Although the course is included in the curriculum of Theoretical Physics, the topics are inherently interdisciplinary with wide applications, ranging from condensed matter physics, to quantum systems, up to recent applications to biological systems and learning.
** Phase Transitions and Universality in Statistical Physics**
A summary of Statistical mechanics and probability theory. Thermodynamic limit, phase transitions and singularity of free energy. Order parameters and spontaneous symmetry breaking. Ergodicity breaking. Energy-entropy arguments. Low temperature expansions. The Peierls-Griffith proof for Ising. Lee-Yang's theorem and the zeros of the partition function. Discrete symmetry magnetic models: combinatorial solution and transfer matrix. Variational methods and the Bogoliubov Inequality. Mean field and Ising phase diagram in the mean field approximation. Curie Weiss Model. Systems at critical point, scaling hypotheses and universality. Field theories at the critical point: Landau Functional and the Landau Ginzburg's approach. The phi ^ 4 Model. Upper and lower Critical Dimensions. The renormalization group and the interpretation of universality: block transformations, renormalization flow and scaling . The renormalization group in k space. Relevant operators. Statistical Physics Models on Complex Networks and Phase Transitions on Graphs. First order phase transitions.
** Disorder **
Extensibility, additivity and self-averaging. Frustration and disorder. Quenched and annealed average. Disordered ferromagnets: dilution of sites. Harris Criterion for the relevance of disorder and Its Application. The Random Field Ising Model and the Criterion of Imry and Ma.

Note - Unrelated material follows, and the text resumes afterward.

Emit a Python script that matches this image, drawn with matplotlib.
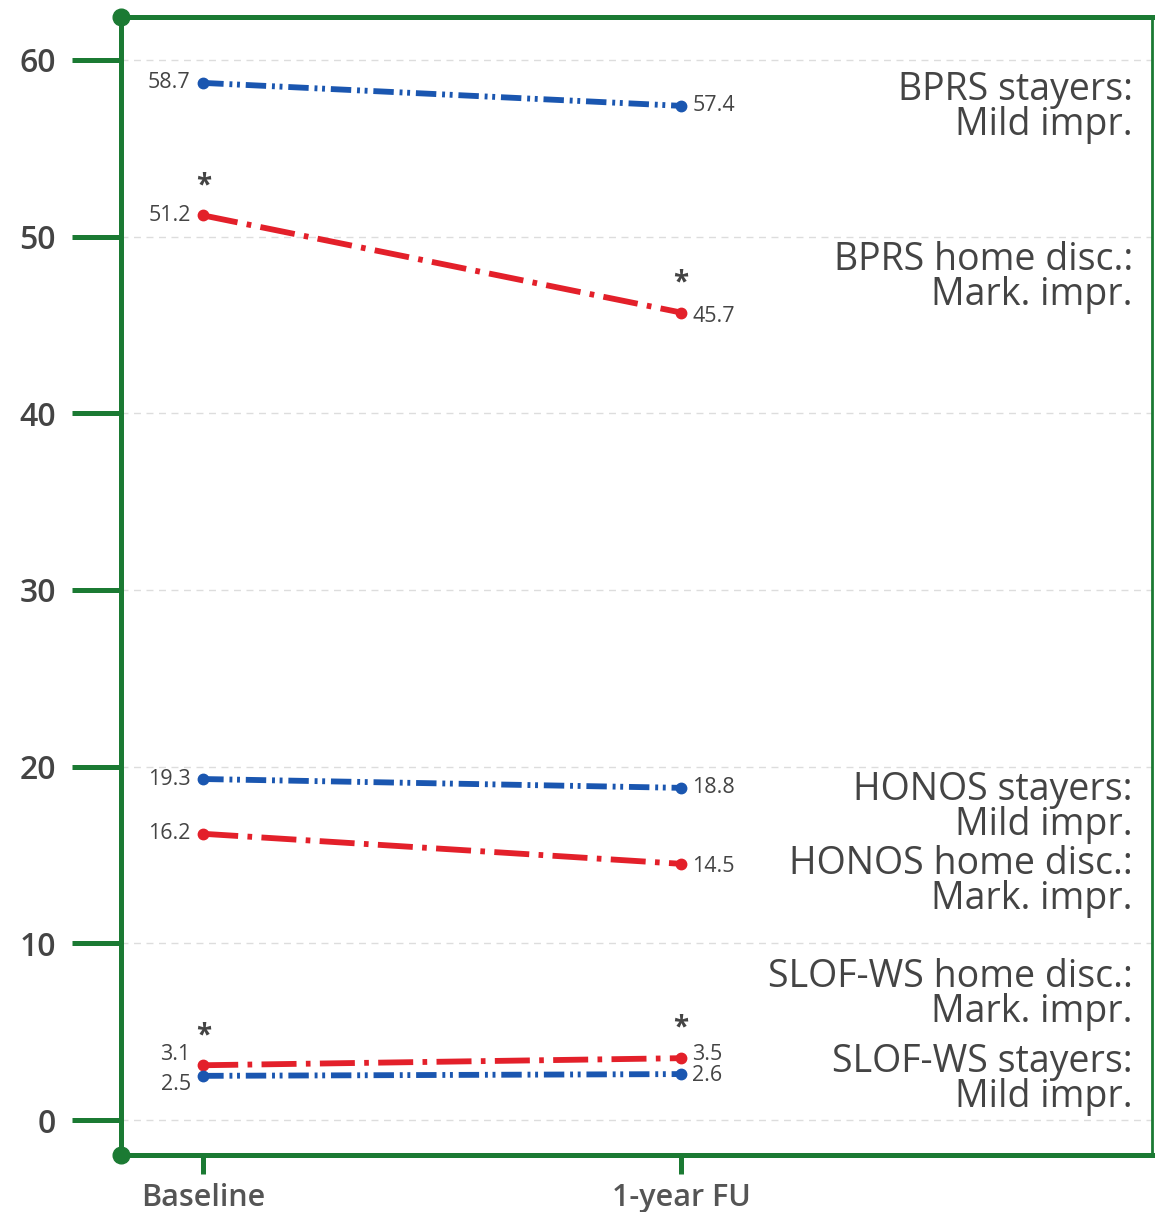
import matplotlib
matplotlib.use('Agg')
import matplotlib.pyplot as plt

plt.rcParams['font.family'] = ['Open Sans', 'DejaVu Sans']

# Data
timepoints = ["Baseline", "1-year FU"]
series_names = ["BPRS stayers", "BPRS home disc.", "HONOS stayers",
                "HONOS home disc.", "SLOF-WS home disc.", "SLOF-WS stayers"]
baseline = [58.7, 51.2, 19.3, 16.2, 3.1, 2.5]
followup = [57.4, 45.7, 18.8, 14.5, 3.5, 2.6]
kind = ["stay", "home", "stay", "home", "home", "stay"]
star_base = [False, True, False, False, True, False]
star_fu = [False, True, False, False, True, False]
notes = ["BPRS stayers:\nMild impr.", "BPRS home disc.:\nMark. impr.",
         "HONOS stayers:\nMild impr.", "HONOS home disc.:\nMark. impr.",
         "SLOF-WS home disc.:\nMark. impr.", "SLOF-WS stayers:\nMild impr."]
note_y = [57.3, 47.7, 17.7, 13.5, 7.1, 2.3]
yticks = [0, 10, 20, 30, 40, 50, 60]

GREEN = "#1b7a33"
BLUE = "#1a56b0"
RED = "#e3202a"
TEXT = "#444444"

style = {
    "stay": dict(color=BLUE, dashes=(3.5, 1.0, 0.5, 0.8, 0.5, 1.0)),
    "home": dict(color=RED, dashes=(6.0, 1.6, 0.8, 1.6)),
}

# label offsets (points) for the crowded bottom pair
lab_off_base = [0, 0, 0, 0, 8, -6]
lab_off_fu = [0, -3, 0, -2, 3, -1]

fig = plt.figure(figsize=(11.55, 12.12), dpi=100)
ax = fig.add_axes([121 / 1155, 57 / 1212, 1031 / 1155, 1138 / 1212])

xs = [0, 1]
for i in range(len(series_names)):
    st = style[kind[i]]
    ax.plot(xs, [baseline[i], followup[i]], color=st["color"], lw=4.2,
            dashes=st["dashes"], marker="o", markersize=7.5,
            solid_capstyle="butt", zorder=3)
    ax.annotate(f"{baseline[i]:.1f}", (0, baseline[i]), xytext=(-9, lab_off_base[i]),
                textcoords="offset points", ha="right", va="center",
                fontsize=15.5, color=TEXT)
    ax.annotate(f"{followup[i]:.1f}", (1, followup[i]), xytext=(8, lab_off_fu[i]),
                textcoords="offset points", ha="left", va="center",
                fontsize=15.5, color=TEXT)
    if star_base[i]:
        ax.annotate("*", (0, baseline[i]), xytext=(0, 11), textcoords="offset points",
                    ha="center", va="bottom", fontsize=20, color=TEXT, fontweight="bold")
    if star_fu[i]:
        ax.annotate("*", (1, followup[i]), xytext=(0, 11), textcoords="offset points",
                    ha="center", va="bottom", fontsize=20, color=TEXT, fontweight="bold")
    ax.text(1.945, note_y[i], notes[i], ha="right", va="center", fontsize=27,
            color=TEXT, linespacing=0.88)

ax.set_xlim(-0.172, 1.985)
ax.set_ylim(-1.98, 62.43)
ax.set_xticks(xs)
ax.set_xticklabels(timepoints, fontsize=22, fontweight="semibold", color="#555555")
ax.set_yticks(yticks)
ax.set_yticklabels([str(v) for v in yticks], fontsize=23, fontweight="semibold", color=TEXT)

ax.tick_params(axis="y", length=35, width=3.6, color=GREEN, pad=12)
ax.tick_params(axis="x", length=14, width=3.6, color=GREEN, pad=6)
ax.get_yticklines()[-2].set_color("#444444")

ax.grid(axis="y", color="#dddddd", linestyle=(0, (5, 4)), linewidth=1)
ax.set_axisbelow(True)

for side in ["left", "bottom", "top"]:
    ax.spines[side].set_color(GREEN)
    ax.spines[side].set_linewidth(3.6)
ax.spines["right"].set_color(GREEN)
ax.spines["right"].set_linewidth(2)

# round dots at the left corners of the frame
ax.plot([0, 0], [0, 1], "o", color=GREEN, markersize=12, transform=ax.transAxes,
        clip_on=False, zorder=5)

plt.savefig("out.png", dpi=100)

Supersymmetry and dimensional reduction. Introduction to spin glass. Overlaps between states and definition of P (q). Distance between states, hierarchical structure of spin glass states, and ultrametricity. Replica Method. Cavity Methods. Statistical Physics of Learning. Feed forward and recurrent Neural Networks. Hopfield's Model. Mean Field solutions for Finite Number of Patterns. Associative Memory in Neural Networks. Spin glasses and random optimization problems. K-Sat and phase transitions in classes of algorithmic complexity.
** Out of equilibrium **. Synchronization on networks and the Kuramoto model . Pattern formation and Turing's instability.
- Nigel Goldenfeld: Lectures on phase transitions and the Renormalization Group
- Le Bellac, Mortessagne and Batrouni - Equilibrium and non-equilibrium statistical thermodynamics,
Cambridge University Press
- Luca Peliti: Appunti di Meccanica Statistica, Bollati Boringhieri
- R. Livi, P. Politi: Non equilibrium Statistical Physics: a Modern Perspective, Cambridge UP
- Selected parts of textbooks and Lecture notes
For this semester, the course will be delivered in person, with the possibility of attending the lectures also remotely in synchronous and asynchronous mode
General theoretical issues will be presented during the lectures, with reference to specific physical systems to which to apply the techniques studied. The course includes many examples applied to case studies in various areas of research.
Being an advanced course, learning will be verified through a presentation of one of the theoretical arguments discussed during the course, and typically applied to a particular physical system. This may require the study of recent research literature, which will be discussed with the teacher. This wil allow to verify the student's understanding of the arguments, the ability to apply the acquired knowledge and the ability to present them effectively and critically.
If it is impossible to carry out the exam in person due to force majeure imposed by the University, the exam will be carried out remotely through an interview through Teams.